Rows from a dataset of charts and code:
★ ★ ★ ★ ★ ★ ★

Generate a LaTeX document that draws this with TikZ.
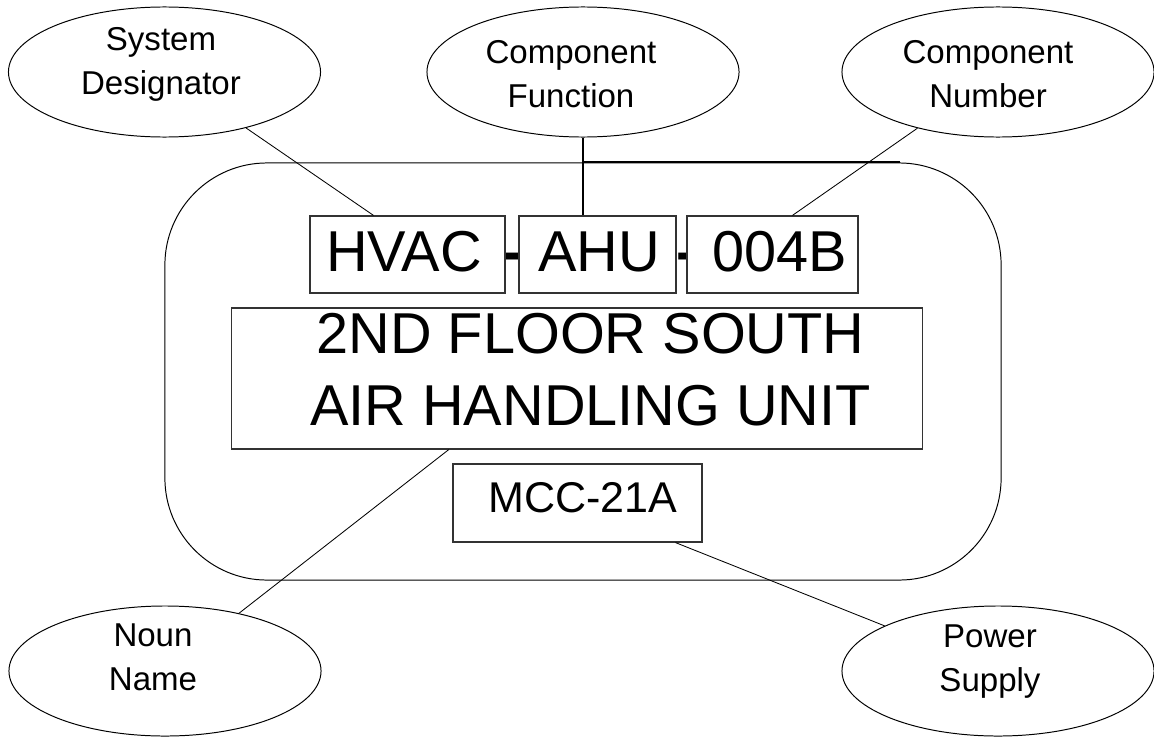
\documentclass[tikz,border=0pt]{standalone}
\usepackage{fontspec}
\setmainfont{Liberation Sans}
\usetikzlibrary{calc,shapes.geometric}

\begin{document}
\begin{tikzpicture}[
    x=0.025cm, y=-0.025cm,
    oval/.style={draw=black, ellipse, minimum width=7.8cm, minimum height=3.25cm,
      inner sep=0pt, line width=0.7pt},
    ovaltext/.style={align=center, inner sep=0pt, anchor=north,
      font=\fontsize{23.5}{31.3}\selectfont},
    fieldbox/.style={draw=black!80, fill=white, line width=0.8pt,
      minimum height=1.925cm, inner sep=0pt},
    fieldtext/.style={inner sep=0pt, anchor=base, font=\fontsize{41}{51.2}\selectfont},
    codetext/.style={inner sep=0pt, anchor=base, font=\fontsize{30.6}{36}\selectfont},
    leader/.style={draw=black, line width=0.6pt}
  ]
  \useasboundingbox (0,0) rectangle (1154,736);

  % tag outline
  \node[draw=black, line width=0.7pt, rounded corners=2.55cm, minimum width=20.9cm,
    minimum height=10.425cm, inner sep=0pt] (frame) at (583,371.5) {};

  % callouts
  \node[oval] (sysdes) at (164.5,72) {};
  \node[ovaltext] (sysdesText) at (161,27) {System\\Designator};
  \node[oval] (func) at (583,72) {};
  \node[ovaltext] (funcText) at (571,40) {Component\\Function};
  \node[oval] (num) at (998,72) {};
  \node[ovaltext] (numText) at (988,40) {Component\\Number};
  \node[oval] (noun) at (165,671) {};
  \node[ovaltext] (nounText) at (153,623) {Noun\\Name};
  \node[oval] (power) at (998,671) {};
  \node[ovaltext] (powerText) at (990,624) {Power\\Supply};

  % separators of the tag number
  \node[fieldtext, font=\fontsize{41}{51.2}\selectfont\bfseries] (dashA) at (512,271) {-};
  \node[fieldtext, font=\fontsize{41}{51.2}\selectfont\bfseries] (dashB) at (686,271) {-};

  % tag fields
  \node[fieldbox, minimum width=4.875cm] (hvac) at (407.5,254.5) {};
  \node[fieldbox, minimum width=3.925cm] (ahu) at (597.5,254.5) {};
  \node[fieldbox, minimum width=4.275cm] (seq) at (772.5,254.5) {};
  \node[fieldbox, minimum width=17.25cm, minimum height=3.525cm] (desc) at (577,378.5) {};
  \node[fieldbox, minimum width=6.225cm, minimum height=1.95cm] (mcc) at (577.5,503) {};

  \node[fieldtext] (hvacText) at (404,271) {HVAC};
  \node[fieldtext] (ahuText) at (599,271) {AHU};
  \node[fieldtext] (seqText) at (780,271) {004B};
  \node[fieldtext, anchor=north, align=center] (descText) at (590.5,313)
    {2ND FLOOR SOUTH\\AIR HANDLING UNIT};
  \node[codetext] (mccText) at (583,512) {MCC-21A};

  % leaders
  \draw[leader] (sysdes) -- (hvac.131);
  \draw[leader, line width=1.4pt] (func) -- (func |- ahu.north);
  \draw[line width=1.4pt] (func |- frame.north) -- ($(frame.north east)+(-102,0)$);
  \draw[leader] (num) -- (seq.63.5);
  \draw[leader] (noun) -- (desc.209.4);
  \draw[leader] (power) -- (mcc.338.6);
\end{tikzpicture}
\end{document}
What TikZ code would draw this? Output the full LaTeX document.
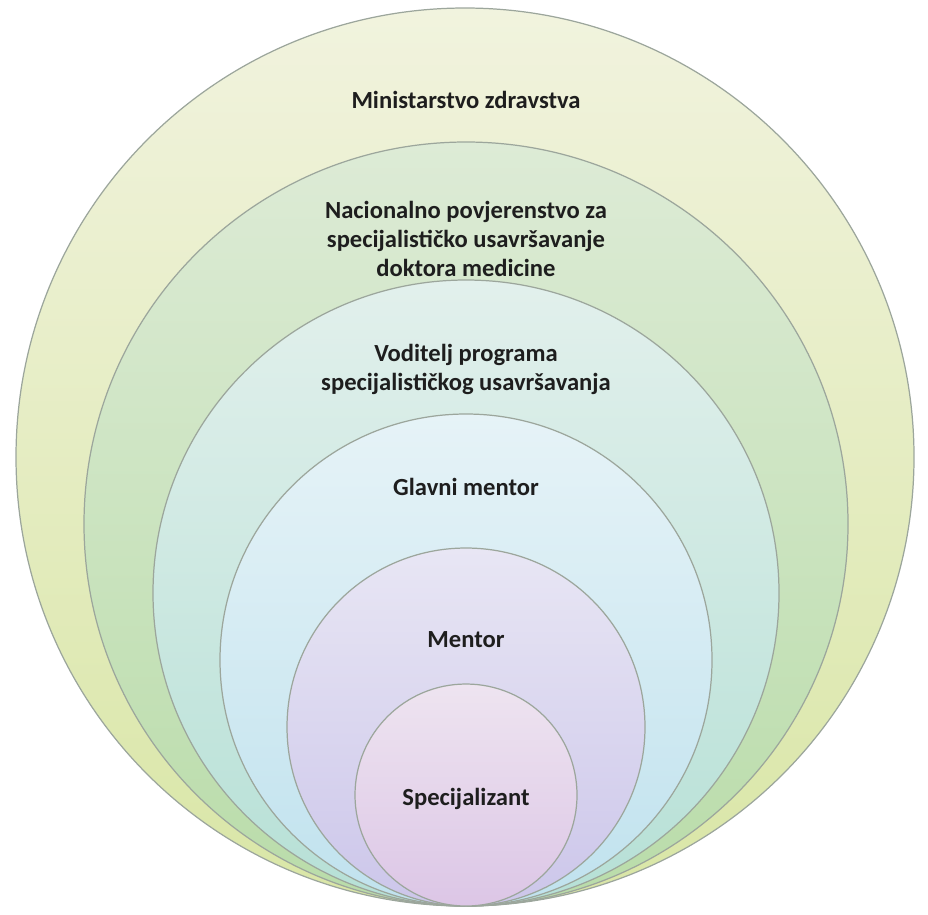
\documentclass[tikz,border=0pt]{standalone}
\usepackage{fontspec}
\setmainfont{Carlito}
\usepackage{xcolor}

\definecolor{ringAtop}{HTML}{F1F3DE}
\definecolor{ringAbot}{HTML}{D9E6A6}
\definecolor{ringBtop}{HTML}{DDEBD6}
\definecolor{ringBbot}{HTML}{B9DCA9}
\definecolor{ringCtop}{HTML}{E2F0EC}
\definecolor{ringCbot}{HTML}{B6E0D6}
\definecolor{ringDtop}{HTML}{E6F3F7}
\definecolor{ringDbot}{HTML}{C0E2EE}
\definecolor{ringEtop}{HTML}{E8E6F4}
\definecolor{ringEbot}{HTML}{CCC6EA}
\definecolor{ringFtop}{HTML}{EEE4F0}
\definecolor{ringFbot}{HTML}{DCC6E6}
\definecolor{rim}{HTML}{9CA69C}
\definecolor{ink}{HTML}{1E1E1E}

\begin{document}
\begin{tikzpicture}[x=0.02cm, y=-0.02cm,
    ring/.style={draw=rim, line width=0.7pt},
    label/.style={font=\fontsize{14}{16.5}\selectfont\bfseries, text=ink, align=center, inner sep=0pt}]
\useasboundingbox (0,0) rectangle (928,914);

\draw[ring, top color=ringAtop, bottom color=ringAbot] (465,457) circle [radius=449];
\draw[ring, top color=ringBtop, bottom color=ringBbot] (466,524) circle [radius=382];
\draw[ring, top color=ringCtop, bottom color=ringCbot] (466,593) circle [radius=313];
\draw[ring, top color=ringDtop, bottom color=ringDbot] (466,660) circle [radius=246];
\draw[ring, top color=ringEtop, bottom color=ringEbot] (466,727) circle [radius=179];
\draw[ring, top color=ringFtop, bottom color=ringFbot] (466,795) circle [radius=111];

\node[label] (ministry) at (466,100) {Ministarstvo zdravstva};
\node[label] (committee) at (466,239) {Nacionalno povjerenstvo za\\specijalističko usavršavanje\\doktora medicine};
\node[label] (head) at (466,369) {Voditelj programa\\specijalističkog usavršavanja};
\node[label] (mainmentor) at (466,487) {Glavni mentor};
\node[label] (mentor) at (466,640) {Mentor};
\node[label] (resident) at (466,799) {Specijalizant};
\end{tikzpicture}
\end{document}
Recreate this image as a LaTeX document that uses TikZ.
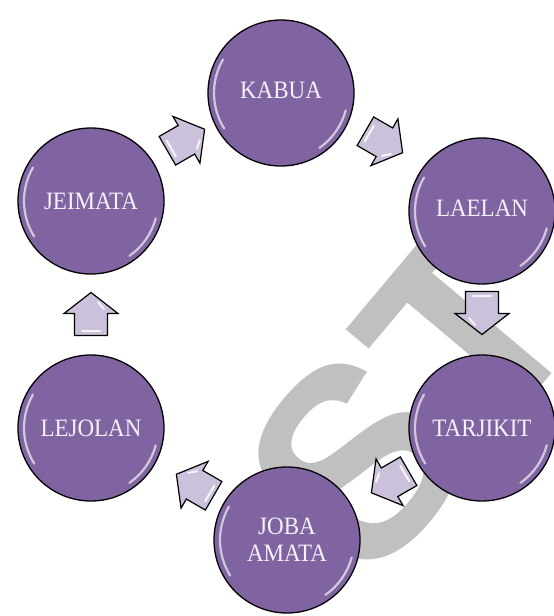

★ ★ ★ ★ ★ ★ ★

● **Goal**:
Using the entries above, reproduce word for word only the lines from the one that contains "What TikZ code" to the one that contains "(0,0) rectangle (928,914);", both ends included, and drop every picture.

● **Output for this task**:
What TikZ code would draw this? Output the full LaTeX document.
\documentclass[tikz,border=0pt]{standalone}
\usepackage{fontspec}
\setmainfont{Carlito}
\usepackage{xcolor}

\definecolor{ringAtop}{HTML}{F1F3DE}
\definecolor{ringAbot}{HTML}{D9E6A6}
\definecolor{ringBtop}{HTML}{DDEBD6}
\definecolor{ringBbot}{HTML}{B9DCA9}
\definecolor{ringCtop}{HTML}{E2F0EC}
\definecolor{ringCbot}{HTML}{B6E0D6}
\definecolor{ringDtop}{HTML}{E6F3F7}
\definecolor{ringDbot}{HTML}{C0E2EE}
\definecolor{ringEtop}{HTML}{E8E6F4}
\definecolor{ringEbot}{HTML}{CCC6EA}
\definecolor{ringFtop}{HTML}{EEE4F0}
\definecolor{ringFbot}{HTML}{DCC6E6}
\definecolor{rim}{HTML}{9CA69C}
\definecolor{ink}{HTML}{1E1E1E}

\begin{document}
\begin{tikzpicture}[x=0.02cm, y=-0.02cm,
    ring/.style={draw=rim, line width=0.7pt},
    label/.style={font=\fontsize{14}{16.5}\selectfont\bfseries, text=ink, align=center, inner sep=0pt}]
\useasboundingbox (0,0) rectangle (928,914);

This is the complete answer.